The paper introduces GAME, a convex estimator for subgroup-aware low-rank matrix estimation that improves reconstruction and latent subspace recovery in heterogeneous data with overlapping categories.

Contribution

It proposes a novel convex regularization method that accounts for subgroup-specific structures via overlapping nuclear-norm penalties, with theoretical guarantees.

Findings

GAME outperforms baseline methods in structured missingness scenarios.

It achieves better latent subspace recovery compared to global low-rank estimators.

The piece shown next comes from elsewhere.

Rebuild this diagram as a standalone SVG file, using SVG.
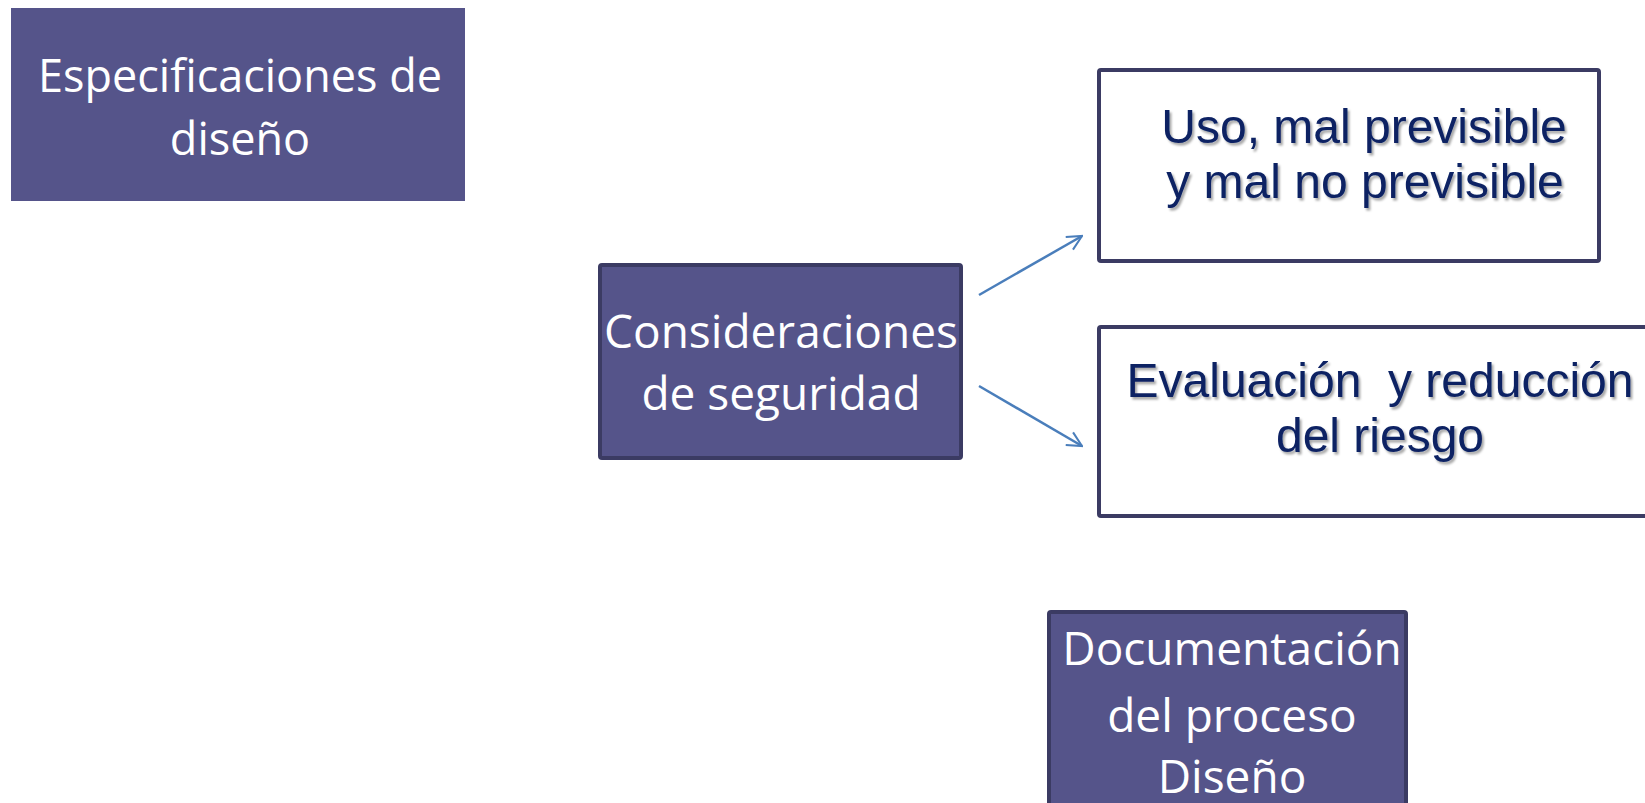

Experiments demonstrate GAME's effectiveness across diverse datasets.

Abstract

Modern matrix completion problems often involve heterogeneous data whose rows simultaneously belong to many meta-categories, such as demographic and age groups in recommendation systems, or region and recording session labels in neural electrophysiological experiments. Standard low-rank estimators impose a single global latent geometry, which can recover average structure but may smooth away subgroup-specific variation, especially when observations are unevenly distributed across groups. We introduce Group-Aware Matrix Estimation (GAME), a convex estimator for overlapping subgroup-wise low-rank matrix estimation. GAME regularizes category-specific submatrices through overlapping nuclear-norm penalties, allowing related groups to borrow information while preserving local latent structure in a shared coordinate system. We provide finite-sample guarantees for both reconstruction error and subgroup-specific subspace recovery, showing how performance depends on sampling density, subgroup rank, and overlap structure. Experiments on synthetic, recommendation, ecological, and neuroscience datasets show that GAME is most beneficial in structured missingness regimes, where subgroup-aware regularization improves both reconstruction accuracy and latent subspace fidelity. Across these benchmarks, GAME is competitive or best among global low-rank, side-information, and modern imputation baselines, with the largest gains when subgroups exhibit distinct low-rank structure.